Image taken from Facebook ads manager
After the test was done, the long form returned nine purchases and 54 site clicks with a CPA of $26.91 while the short form saw seven purchases, 55 clicks to the site, and a CPA of $45.92.
On one hand, we can see the long form copy saw better results — 31% better conversion, in fact — and we’d likely want to proceed with the long form ads moving forward. On the other hand, the sample size is low enough given the relatively narrow gap in raw numbers that there’s a chance this isn’t significant enough to put all your eggs in that basket.
With that in mind, it wouldn’t be a bad move to continue this test further to gain statistical significance and corroborate what we’re seeing. Even if you were to not extend this test, it would be wise to keep that in mind moving forward; should that rate increase or decrease significantly, you’ll have a good idea why.

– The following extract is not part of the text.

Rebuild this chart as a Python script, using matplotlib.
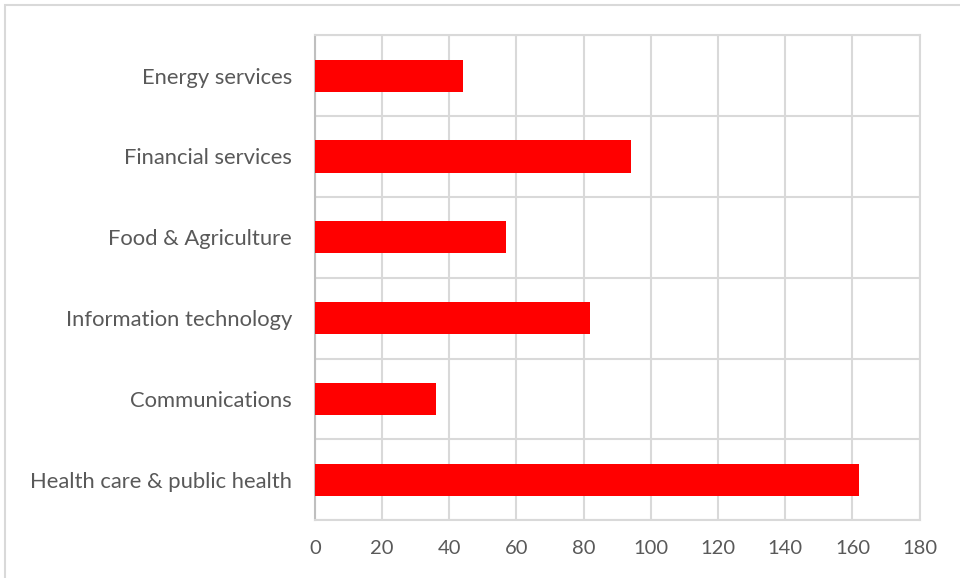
import matplotlib
matplotlib.use("Agg")
import matplotlib.pyplot as plt
from matplotlib.patches import Rectangle
import numpy as np

categories = ["Health care & public health", "Communications", "Information technology",
              "Food & Agriculture", "Financial services", "Energy services"]
values = [162, 36, 82, 57, 94, 44]
xticks = [0, 20, 40, 60, 80, 100, 120, 140, 160, 180]

plt.rcParams['font.family'] = ['Lato', 'DejaVu Sans']
fig = plt.figure(figsize=(9.6, 5.78), dpi=100)
ax = fig.add_axes([0.328, 0.100, 0.630, 0.839])

y = np.arange(len(categories))
ax.barh(y, values, height=0.4, color='#ff0000', zorder=3)
ax.set_xlim(0, 180)
ax.set_ylim(-0.5, len(categories) - 0.5)
ax.set_xticks(xticks)
ax.set_xticklabels([str(t) for t in xticks])
ax.set_yticks(y)
ax.set_yticklabels(categories)
ax.set_yticks(np.arange(-0.5, len(categories), 1), minor=True)
ax.grid(axis='x', which='major', color='#d9d9d9', linewidth=1.5, zorder=0)
ax.grid(axis='y', which='minor', color='#d9d9d9', linewidth=1.5, zorder=0)
ax.tick_params(axis='both', which='both', length=0, labelcolor='#595959')
ax.tick_params(axis='y', pad=16.5, labelsize=15.8)
ax.tick_params(axis='x', pad=14, labelsize=14.5)
for s in ax.spines.values():
    s.set_color('#d9d9d9')
    s.set_linewidth(1.5)
ax.spines['left'].set_color('#bfbfbf')

fig.patches.append(Rectangle((5/960, -0.1), 1.2, 1 - 5/578 + 0.1, transform=fig.transFigure,
                             fill=False, edgecolor='#d9d9d9', linewidth=1.5))
fig.savefig('out.png', dpi=100)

Our last example was testing audiences for an Instagram Reel ad. Everything else was controlled for, and we distributed the ad to four different audiences; two were different interest-based audiences, while two were lookalike audiences[2] — one for those who’d engaged with the company’s Instagram account, one for those who’d engaged with their Facebook.
Image taken from Facebook ads manager
In this test, the audiences performed roughly the same. However, the fourth audience — lookalikes of users who had engaged with the company’s Facebook page — saw the highest amount of people watching at least 15 seconds of this Reel, and subsequently the most engagements.
With the amount of visitors each audience generated plus their amount of conversions, we can see that the fourth audience did indeed convert 32% better. Even better, unlike the last test example, this difference relative to the volume of data is much more statistically significant and you can proceed quite confidently with what you’ve learned here.
As we hammer on about endlessly, testing your work is critical to understanding what you’re doing right, how it’s right, and how to improve. It’s a cornerstone of what we do at Fujisan — because it should be a cornerstone for all businesses’ digital marketing.
And one more time: Always remember to control your variables!